Omit every picture and return the rest of the data unaltered.

#### [DATASET SECTION]
========================================

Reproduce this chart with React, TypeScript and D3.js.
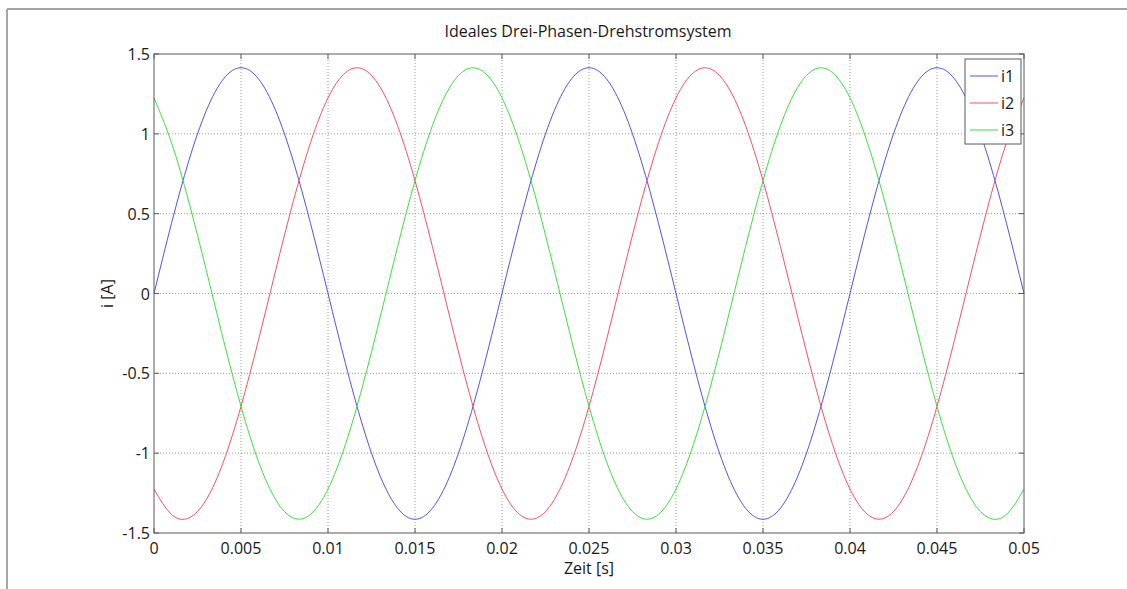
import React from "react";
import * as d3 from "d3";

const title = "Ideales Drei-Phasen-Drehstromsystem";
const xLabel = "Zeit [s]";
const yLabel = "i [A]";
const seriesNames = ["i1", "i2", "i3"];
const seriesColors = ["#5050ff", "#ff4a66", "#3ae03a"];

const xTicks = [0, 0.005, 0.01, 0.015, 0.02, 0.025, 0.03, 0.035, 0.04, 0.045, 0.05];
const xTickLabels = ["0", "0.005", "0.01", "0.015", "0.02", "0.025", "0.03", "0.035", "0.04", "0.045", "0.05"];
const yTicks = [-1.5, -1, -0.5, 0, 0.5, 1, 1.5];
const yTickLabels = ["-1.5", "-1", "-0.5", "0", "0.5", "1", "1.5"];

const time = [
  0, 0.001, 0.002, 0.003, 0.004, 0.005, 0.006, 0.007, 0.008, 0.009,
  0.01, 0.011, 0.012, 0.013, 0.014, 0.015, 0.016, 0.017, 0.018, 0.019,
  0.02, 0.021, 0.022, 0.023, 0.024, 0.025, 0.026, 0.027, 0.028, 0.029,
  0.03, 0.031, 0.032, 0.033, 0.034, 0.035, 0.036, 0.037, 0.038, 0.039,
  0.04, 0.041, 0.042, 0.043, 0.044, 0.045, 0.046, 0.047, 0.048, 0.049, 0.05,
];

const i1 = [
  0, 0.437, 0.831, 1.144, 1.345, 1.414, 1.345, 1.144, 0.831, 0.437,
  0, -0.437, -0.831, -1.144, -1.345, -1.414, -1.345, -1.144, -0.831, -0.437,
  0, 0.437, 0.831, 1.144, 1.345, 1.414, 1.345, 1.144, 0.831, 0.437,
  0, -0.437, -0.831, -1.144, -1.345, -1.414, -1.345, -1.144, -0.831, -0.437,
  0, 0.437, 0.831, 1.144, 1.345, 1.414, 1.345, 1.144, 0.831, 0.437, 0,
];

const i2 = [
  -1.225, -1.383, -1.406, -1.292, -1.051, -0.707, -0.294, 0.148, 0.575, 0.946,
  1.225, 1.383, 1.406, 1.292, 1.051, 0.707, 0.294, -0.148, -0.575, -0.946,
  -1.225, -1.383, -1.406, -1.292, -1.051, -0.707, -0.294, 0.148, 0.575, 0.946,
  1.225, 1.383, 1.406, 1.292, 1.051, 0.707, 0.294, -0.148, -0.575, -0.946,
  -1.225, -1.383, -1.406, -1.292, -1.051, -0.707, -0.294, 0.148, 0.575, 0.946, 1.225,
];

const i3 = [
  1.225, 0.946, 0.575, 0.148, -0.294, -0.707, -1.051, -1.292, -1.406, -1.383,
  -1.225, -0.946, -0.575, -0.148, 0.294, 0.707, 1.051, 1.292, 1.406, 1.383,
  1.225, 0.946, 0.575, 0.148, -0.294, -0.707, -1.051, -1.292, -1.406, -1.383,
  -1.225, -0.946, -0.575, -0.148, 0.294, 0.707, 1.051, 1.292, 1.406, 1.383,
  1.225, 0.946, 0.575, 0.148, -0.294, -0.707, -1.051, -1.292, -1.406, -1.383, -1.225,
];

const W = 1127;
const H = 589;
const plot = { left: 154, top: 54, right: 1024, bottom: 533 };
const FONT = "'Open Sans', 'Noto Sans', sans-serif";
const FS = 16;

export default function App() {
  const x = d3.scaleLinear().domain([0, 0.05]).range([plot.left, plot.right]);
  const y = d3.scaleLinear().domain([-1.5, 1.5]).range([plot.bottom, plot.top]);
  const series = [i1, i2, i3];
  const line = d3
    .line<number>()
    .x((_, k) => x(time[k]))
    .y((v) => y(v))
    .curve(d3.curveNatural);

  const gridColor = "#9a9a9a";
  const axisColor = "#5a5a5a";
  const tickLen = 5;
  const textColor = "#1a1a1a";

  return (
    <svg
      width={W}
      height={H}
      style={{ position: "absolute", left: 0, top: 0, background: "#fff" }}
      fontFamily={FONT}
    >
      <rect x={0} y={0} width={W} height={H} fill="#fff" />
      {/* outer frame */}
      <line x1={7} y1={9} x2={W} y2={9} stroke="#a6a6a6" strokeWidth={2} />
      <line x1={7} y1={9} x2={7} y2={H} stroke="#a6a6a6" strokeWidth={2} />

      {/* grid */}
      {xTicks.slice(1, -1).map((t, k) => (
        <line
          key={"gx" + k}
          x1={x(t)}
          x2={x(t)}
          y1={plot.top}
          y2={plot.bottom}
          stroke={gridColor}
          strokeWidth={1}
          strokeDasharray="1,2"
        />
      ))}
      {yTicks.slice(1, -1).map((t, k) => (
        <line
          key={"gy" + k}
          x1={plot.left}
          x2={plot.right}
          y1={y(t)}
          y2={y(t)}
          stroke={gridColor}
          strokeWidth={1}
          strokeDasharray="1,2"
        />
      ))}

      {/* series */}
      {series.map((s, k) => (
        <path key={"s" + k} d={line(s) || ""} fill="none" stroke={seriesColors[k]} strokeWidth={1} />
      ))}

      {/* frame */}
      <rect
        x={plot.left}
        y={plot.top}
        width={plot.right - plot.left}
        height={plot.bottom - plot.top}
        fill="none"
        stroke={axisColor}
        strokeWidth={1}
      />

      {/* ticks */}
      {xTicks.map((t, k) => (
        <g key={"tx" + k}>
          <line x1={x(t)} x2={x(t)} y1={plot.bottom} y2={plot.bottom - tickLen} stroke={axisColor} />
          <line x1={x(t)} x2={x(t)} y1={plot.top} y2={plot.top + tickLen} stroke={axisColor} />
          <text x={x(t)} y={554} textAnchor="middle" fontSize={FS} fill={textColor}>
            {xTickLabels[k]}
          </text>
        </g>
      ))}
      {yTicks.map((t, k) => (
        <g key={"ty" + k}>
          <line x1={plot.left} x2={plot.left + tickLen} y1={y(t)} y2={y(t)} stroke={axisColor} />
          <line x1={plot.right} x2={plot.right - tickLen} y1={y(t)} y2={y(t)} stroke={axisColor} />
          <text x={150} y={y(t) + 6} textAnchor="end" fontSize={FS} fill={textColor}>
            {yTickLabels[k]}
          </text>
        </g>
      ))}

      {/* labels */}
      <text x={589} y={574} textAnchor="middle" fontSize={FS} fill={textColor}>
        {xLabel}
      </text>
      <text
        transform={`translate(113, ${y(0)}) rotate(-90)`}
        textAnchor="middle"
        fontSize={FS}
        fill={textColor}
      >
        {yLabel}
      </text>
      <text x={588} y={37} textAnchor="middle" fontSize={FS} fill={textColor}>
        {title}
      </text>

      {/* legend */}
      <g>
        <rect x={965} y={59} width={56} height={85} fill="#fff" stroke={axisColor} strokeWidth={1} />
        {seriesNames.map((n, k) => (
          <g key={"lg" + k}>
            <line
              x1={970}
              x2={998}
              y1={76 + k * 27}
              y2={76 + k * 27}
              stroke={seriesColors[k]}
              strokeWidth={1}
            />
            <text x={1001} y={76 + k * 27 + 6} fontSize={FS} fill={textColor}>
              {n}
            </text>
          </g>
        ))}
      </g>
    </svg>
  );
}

========================================

#### [EXERCISE RESPONSE]
Reproduce this chart with React, TypeScript and D3.js.
import React from "react";
import * as d3 from "d3";

const title = "Ideales Drei-Phasen-Drehstromsystem";
const xLabel = "Zeit [s]";
const yLabel = "i [A]";
const seriesNames = ["i1", "i2", "i3"];
const seriesColors = ["#5050ff", "#ff4a66", "#3ae03a"];

const xTicks = [0, 0.005, 0.01, 0.015, 0.02, 0.025, 0.03, 0.035, 0.04, 0.045, 0.05];
const xTickLabels = ["0", "0.005", "0.01", "0.015", "0.02", "0.025", "0.03", "0.035", "0.04", "0.045", "0.05"];
const yTicks = [-1.5, -1, -0.5, 0, 0.5, 1, 1.5];
const yTickLabels = ["-1.5", "-1", "-0.5", "0", "0.5", "1", "1.5"];

const time = [
  0, 0.001, 0.002, 0.003, 0.004, 0.005, 0.006, 0.007, 0.008, 0.009,
  0.01, 0.011, 0.012, 0.013, 0.014, 0.015, 0.016, 0.017, 0.018, 0.019,
  0.02, 0.021, 0.022, 0.023, 0.024, 0.025, 0.026, 0.027, 0.028, 0.029,
  0.03, 0.031, 0.032, 0.033, 0.034, 0.035, 0.036, 0.037, 0.038, 0.039,
  0.04, 0.041, 0.042, 0.043, 0.044, 0.045, 0.046, 0.047, 0.048, 0.049, 0.05,
];

const i1 = [
  0, 0.437, 0.831, 1.144, 1.345, 1.414, 1.345, 1.144, 0.831, 0.437,
  0, -0.437, -0.831, -1.144, -1.345, -1.414, -1.345, -1.144, -0.831, -0.437,
  0, 0.437, 0.831, 1.144, 1.345, 1.414, 1.345, 1.144, 0.831, 0.437,
  0, -0.437, -0.831, -1.144, -1.345, -1.414, -1.345, -1.144, -0.831, -0.437,
  0, 0.437, 0.831, 1.144, 1.345, 1.414, 1.345, 1.144, 0.831, 0.437, 0,
];

const i2 = [
  -1.225, -1.383, -1.406, -1.292, -1.051, -0.707, -0.294, 0.148, 0.575, 0.946,
  1.225, 1.383, 1.406, 1.292, 1.051, 0.707, 0.294, -0.148, -0.575, -0.946,
  -1.225, -1.383, -1.406, -1.292, -1.051, -0.707, -0.294, 0.148, 0.575, 0.946,
  1.225, 1.383, 1.406, 1.292, 1.051, 0.707, 0.294, -0.148, -0.575, -0.946,
  -1.225, -1.383, -1.406, -1.292, -1.051, -0.707, -0.294, 0.148, 0.575, 0.946, 1.225,
];

const i3 = [
  1.225, 0.946, 0.575, 0.148, -0.294, -0.707, -1.051, -1.292, -1.406, -1.383,
  -1.225, -0.946, -0.575, -0.148, 0.294, 0.707, 1.051, 1.292, 1.406, 1.383,
  1.225, 0.946, 0.575, 0.148, -0.294, -0.707, -1.051, -1.292, -1.406, -1.383,
  -1.225, -0.946, -0.575, -0.148, 0.294, 0.707, 1.051, 1.292, 1.406, 1.383,
  1.225, 0.946, 0.575, 0.148, -0.294, -0.707, -1.051, -1.292, -1.406, -1.383, -1.225,
];

const W = 1127;
const H = 589;
const plot = { left: 154, top: 54, right: 1024, bottom: 533 };
const FONT = "'Open Sans', 'Noto Sans', sans-serif";
const FS = 16;

export default function App() {
  const x = d3.scaleLinear().domain([0, 0.05]).range([plot.left, plot.right]);
  const y = d3.scaleLinear().domain([-1.5, 1.5]).range([plot.bottom, plot.top]);
  const series = [i1, i2, i3];
  const line = d3
    .line<number>()
    .x((_, k) => x(time[k]))
    .y((v) => y(v))
    .curve(d3.curveNatural);

  const gridColor = "#9a9a9a";
  const axisColor = "#5a5a5a";
  const tickLen = 5;
  const textColor = "#1a1a1a";

  return (
    <svg
      width={W}
      height={H}
      style={{ position: "absolute", left: 0, top: 0, background: "#fff" }}
      fontFamily={FONT}
    >
      <rect x={0} y={0} width={W} height={H} fill="#fff" />
      {/* outer frame */}
      <line x1={7} y1={9} x2={W} y2={9} stroke="#a6a6a6" strokeWidth={2} />
      <line x1={7} y1={9} x2={7} y2={H} stroke="#a6a6a6" strokeWidth={2} />

      {/* grid */}
      {xTicks.slice(1, -1).map((t, k) => (
        <line
          key={"gx" + k}
          x1={x(t)}
          x2={x(t)}
          y1={plot.top}
          y2={plot.bottom}
          stroke={gridColor}
          strokeWidth={1}
          strokeDasharray="1,2"
        />
      ))}
      {yTicks.slice(1, -1).map((t, k) => (
        <line
          key={"gy" + k}
          x1={plot.left}
          x2={plot.right}
          y1={y(t)}
          y2={y(t)}
          stroke={gridColor}
          strokeWidth={1}
          strokeDasharray="1,2"
        />
      ))}

      {/* series */}
      {series.map((s, k) => (
        <path key={"s" + k} d={line(s) || ""} fill="none" stroke={seriesColors[k]} strokeWidth={1} />
      ))}

      {/* frame */}
      <rect
        x={plot.left}
        y={plot.top}
        width={plot.right - plot.left}
        height={plot.bottom - plot.top}
        fill="none"
        stroke={axisColor}
        strokeWidth={1}
      />

      {/* ticks */}
      {xTicks.map((t, k) => (
        <g key={"tx" + k}>
          <line x1={x(t)} x2={x(t)} y1={plot.bottom} y2={plot.bottom - tickLen} stroke={axisColor} />
          <line x1={x(t)} x2={x(t)} y1={plot.top} y2={plot.top + tickLen} stroke={axisColor} />
          <text x={x(t)} y={554} textAnchor="middle" fontSize={FS} fill={textColor}>
            {xTickLabels[k]}
          </text>
        </g>
      ))}
      {yTicks.map((t, k) => (
        <g key={"ty" + k}>
          <line x1={plot.left} x2={plot.left + tickLen} y1={y(t)} y2={y(t)} stroke={axisColor} />
          <line x1={plot.right} x2={plot.right - tickLen} y1={y(t)} y2={y(t)} stroke={axisColor} />
          <text x={150} y={y(t) + 6} textAnchor="end" fontSize={FS} fill={textColor}>
            {yTickLabels[k]}
          </text>
        </g>
      ))}

      {/* labels */}
      <text x={589} y={574} textAnchor="middle" fontSize={FS} fill={textColor}>
        {xLabel}
      </text>
      <text
        transform={`translate(113, ${y(0)}) rotate(-90)`}
        textAnchor="middle"
        fontSize={FS}
        fill={textColor}
      >
        {yLabel}
      </text>
      <text x={588} y={37} textAnchor="middle" fontSize={FS} fill={textColor}>
        {title}
      </text>

      {/* legend */}
      <g>
        <rect x={965} y={59} width={56} height={85} fill="#fff" stroke={axisColor} strokeWidth={1} />
        {seriesNames.map((n, k) => (
          <g key={"lg" + k}>
            <line
              x1={970}
              x2={998}
              y1={76 + k * 27}
              y2={76 + k * 27}
              stroke={seriesColors[k]}
              strokeWidth={1}
            />
            <text x={1001} y={76 + k * 27 + 6} fontSize={FS} fill={textColor}>
              {n}
            </text>
          </g>
        ))}
      </g>
    </svg>
  );
}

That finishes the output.